Tue, March 17, 2026 - 16:07
3 min
China decided to take advantage of the easing of US sanctions
China prepares to restart Russian oil purchases — Reuters Photo: China prepares to purchase Russian oil after a long hiatus (Getty Images)

After a four-month hiatus, Chinese state-owned oil companies are once again looking to purchase Russian oil to avoid shortages caused by the war in Iran. To do so, they have taken advantage of the easing of US sanctions, Reuters reports.

According to the agency, citing sources, subsidiaries of Sinopec and PetroChina approached suppliers this week regarding potential purchases of Russian oil. This could be their first deal since November.

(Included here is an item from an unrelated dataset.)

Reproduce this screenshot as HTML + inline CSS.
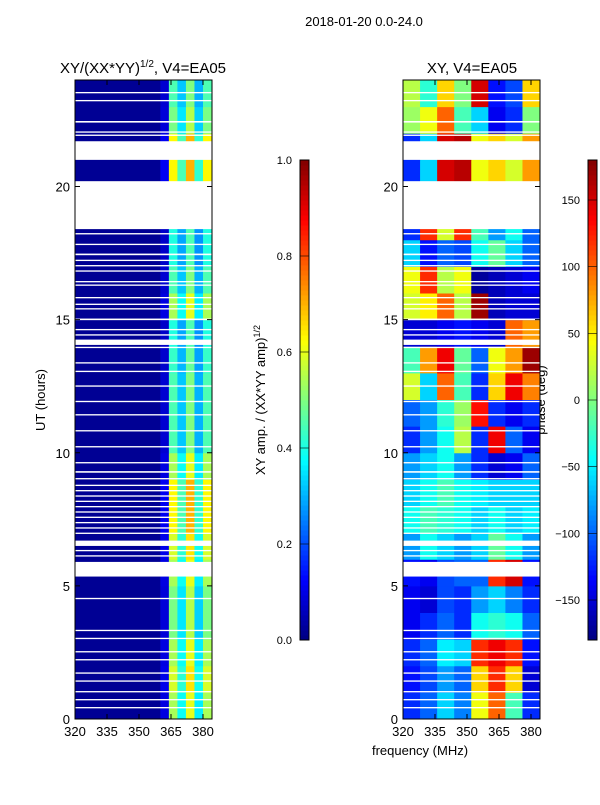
<!DOCTYPE html>
<html><head><meta charset="utf-8"><style>
body{margin:0;background:#fff;font-family:"Liberation Sans",sans-serif}
svg text{font-family:"Liberation Sans",sans-serif;fill:#000}
</style></head><body>
<svg id="s" width="600" height="800" xmlns="http://www.w3.org/2000/svg">
<text x="364" y="26" font-size="13" text-anchor="middle">2018-01-20 0.0-24.0</text>
<text x="143" y="73" font-size="15" text-anchor="middle">XY/(XX*YY)<tspan font-size="10" dy="-6">1/2</tspan><tspan dy="6">, V4=EA05</tspan></text>
<text x="472" y="73" font-size="15" text-anchor="middle">XY, V4=EA05</text>
<text x="45" y="400" font-size="13" text-anchor="middle" transform="rotate(-90 45 400)">UT (hours)</text>
<text x="420" y="755" font-size="13" text-anchor="middle">frequency (MHz)</text>
<text x="265" y="400" font-size="13" text-anchor="middle" transform="rotate(-90 265 400)">XY amp. / (XX*YY amp)<tspan font-size="9" dy="-5">1/2</tspan></text>
<text x="545" y="400" font-size="13" text-anchor="middle" transform="rotate(-90 545 400)">phase (deg)</text>
<g id="g"></g>
</svg>
<script>
const hours=[0,1,2,3,4,5,6,7,8,9,10,11,12,13,14,15,16,17,18,19,20,21,22,23];
const ampFreqBins=[320,324,328,332,336,340,344,348,352,356,360,364,368,372,376,380];
const ampProfile=[0.02,0.02,0.02,0.02,0.02,0.02,0.02,0.02,0.02,0.02,0.08,0.45,0.32,0.5,0.3,0.45];
const ampRowScale=[1.2,1.3,1.2,1.1,1.1,1.2,1.3,1.4,1.4,1.2,1.0,1.0,1.0,0.95,0.9,1.2,1.0,0.9,0.9,1,1.4,1.4,1.1,1.0];
const phaseFreqBins=[320,328,336,344,352,360,368,376];
const phase=[
[-120,-100,-60,-90,40,100,-20,-120],
[-130,-110,-80,-100,60,120,60,-150],
[-120,-100,-50,-60,120,140,120,-130],
[-140,-120,-100,-120,-40,-30,-40,-100],
[-140,-150,-110,-120,-80,-60,-90,-120],
[-130,-140,-110,-100,-100,120,150,-130],
[-80,-40,-60,-80,-60,-10,-40,-80],
[-40,-20,-30,-40,-60,-40,-60,-50],
[-60,-40,-20,-40,-50,-60,-60,-60],
[-80,-60,-40,-80,-120,-150,-140,-100],
[-120,-80,-40,20,-120,140,-100,-140],
[-100,-80,-30,10,130,-120,-140,-120],
[30,-60,100,-20,-120,60,140,90],
[-20,80,140,-10,-100,40,80,170],
[-150,-150,-140,-130,-140,-150,100,80],
[30,50,100,20,170,-160,-150,-150],
[40,120,20,40,-170,-160,-150,-140],
[-60,-130,-100,-110,-40,-10,-60,-100],
[-120,120,30,120,-20,-80,-40,-100],
[0,0,0,0,0,0,0,0],
[-120,-60,150,160,40,60,30,80],
[-120,-60,150,160,40,60,30,80],
[10,40,100,-20,-60,-140,-120,0],
[20,-30,60,0,150,-130,-110,60]];
const gaps=[[18.4,20.2],[21.0,21.7],[14.05,14.25],[5.35,5.9],[6.5,6.7],
[23.5,23.55],[23.2,23.25],[22.4,22.46],[22.02,22.07],[21.9,21.95],
[18.2,18.25],[17.8,17.85],[17.42,17.48],[17.2,17.25],[17.0,17.05],[16.8,16.85],[16.4,16.45],[16.27,16.32],
[15.8,15.85],[15.55,15.6],[15.38,15.43],[14.98,15.04],[14.6,14.65],[14.4,14.45],[13.93,13.98],[13.35,13.4],[13.03,13.08],[12.48,12.53],
[11.9,11.95],[11.4,11.45],[10.8,10.85],[10.2,10.25],[9.6,9.65],[9.25,9.31],
[9.0,9.05],[8.75,8.8],[8.55,8.6],[8.35,8.4],[8.15,8.2],[7.95,8.0],[7.75,7.8],[7.55,7.6],[7.35,7.4],[7.15,7.2],[6.95,7.0],[6.3,6.35],[6.1,6.15],
[4.5,4.55],[3.3,3.35],[3.0,3.05],[2.5,2.55],[2.2,2.25],[1.7,1.75],[1.4,1.45],[1.0,1.05],[0.7,0.75],[0.4,0.45]];
const yTicks=[0,5,10,15,20];
const xTicks=[320,335,350,365,380];
const ampTicks=[0.0,0.2,0.4,0.6,0.8,1.0];
const phaseTicks=[-150,-100,-50,0,50,100,150];

const NS="http://www.w3.org/2000/svg",G=document.getElementById('g');
const Y0=719,Y1=80;
const yS=h=>Y0-(Y0-Y1)*h/24;
const xL=f=>75+(f-320)*32/15, xR=f=>403+(f-320)*32/15;
function jet(v){v=Math.max(0,Math.min(1,v));
 const c=x=>Math.round(255*Math.max(0,Math.min(1,1.5-Math.abs(4*v-x))));
 return `rgb(${c(3)},${c(2)},${c(1)})`;}
function mk(t,a){const e=document.createElementNS(NS,t);for(const k in a)e.setAttribute(k,a[k]);G.appendChild(e);return e;}
hours.forEach((h,i)=>{ampFreqBins.forEach((f,j)=>{
 const v=ampProfile[j]*(j>=10?ampRowScale[i]:1);
 const r=mk('rect',{x:xL(f),y:yS(h+1),width:xL(f+4)-xL(f)+0.5,height:yS(h)-yS(h+1)+0.5,fill:jet(v)});
 
 });
 phaseFreqBins.forEach((f,j)=>{
 const r=mk('rect',{x:xR(f),y:yS(h+1),width:xR(Math.min(f+8,384))-xR(f)+0.5,height:yS(h)-yS(h+1)+0.5,fill:jet((phase[i][j]+180)/360)});
 
 });
});
gaps.forEach(g=>{[xL,xR].forEach(fx=>{
 const r=mk('rect',{x:fx(320),y:yS(g[1]),width:fx(384)-fx(320),height:Math.max(1.2,yS(g[0])-yS(g[1])),fill:'#fff'});
 
 });});
[[75,'left-axes',xL],[403,'right-axes',xR]].forEach(([x0,n,fx])=>{
 const b=mk('rect',{x:x0,y:Y1,width:137,height:Y0-Y1,fill:'none',stroke:'#000','stroke-width':1});
 
 
 yTicks.forEach(t=>{const y=yS(t);
  mk('line',{x1:x0,x2:x0+5,y1:y,y2:y,stroke:'#000'});mk('line',{x1:x0+132,x2:x0+137,y1:y,y2:y,stroke:'#000'});
  const tx=mk('text',{x:x0-5,y:y+5,'font-size':13,'text-anchor':'end'});tx.textContent=t;
  
  });
 xTicks.forEach(t=>{const x=fx(t);
  mk('line',{x1:x,x2:x,y1:Y0,y2:Y0-5,stroke:'#000'});mk('line',{x1:x,x2:x,y1:Y1,y2:Y1+5,stroke:'#000'});
  const tx=mk('text',{x:x,y:Y0+17,'font-size':13,'text-anchor':'middle'});tx.textContent=t;
  
  });
});
[[300,'amp-colorbar',ampTicks,v=>v,t=>t.toFixed(1)],[588,'phase-colorbar',phaseTicks,v=>(v+180)/360,t=>String(t).replace('-','\u2212')]].forEach(([x0,n,ticks,norm,fmt])=>{
 for(let k=0;k<96;k++){const r=mk('rect',{x:x0,y:640-(k+1)*5,width:9,height:5.5,fill:jet((k+0.5)/96)});
  
  }
 const b=mk('rect',{x:x0,y:160,width:9,height:480,fill:'none',stroke:'#000'});
 
 
 ticks.forEach(t=>{const y=640-480*norm(t);
  mk('line',{x1:x0,x2:x0+9,y1:y,y2:y,stroke:'#000','stroke-width':0.6});
  const tx=mk('text',{x:x0-8,y:y+4,'font-size':11,'text-anchor':'end'});tx.textContent=fmt(t);
  
  });
});
</script>
</body></html>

As of March 17, no deals had been finalized, but two sources speaking to Reuters believe they could take place in the near future. Despite rising prices and premiums amid the US-Iran conflict that began on February 28, Russian oil remains cheaper than alternative supplies from Brazil and West Africa.

One of the Chinese state-owned traders said that companies are currently assessing payment and logistics options within the 30-day period of sanctions relief, which began on March 12 and applies to shipments already loaded.

At the same time, sources do not rule out that large companies may purchase Russian oil through intermediaries—independent Chinese refineries or traders who already have the necessary volumes.

"Some teapots are ready to resell, as that makes more money for them than ‌processing ⁠at their plants," a source tells Reuters.

Russian ESPO blend for delivery in late April, the main export grade from the Far East, was recently offered at a premium of about $8 per barrel to the July ICE Brent contract on a delivered basis.

By comparison, the Brazilian Tupi grade for the April shipment was priced at a premium of $12–15 to Brent quotes.

Middle East tensions impacted oil market

Following US and Israeli strikes on Iranian targets, Tehran announced the closure of the Strait of Hormuz.

This strait between Iran and Oman is one of the key routes for global oil trade—in 2025, approximately 13 million barrels passed through it daily, or about 31% of maritime shipments.

US intelligence also reported the mining of the shipping channel.

Against the backdrop of the Strait’s blockade, global oil prices rose sharply, leading to higher gasoline prices.

On March 13, the US Department of the Treasury temporarily eased sanctions against Russia, allowing the export of oil and petroleum products that had already been shipped for a period of 30 days.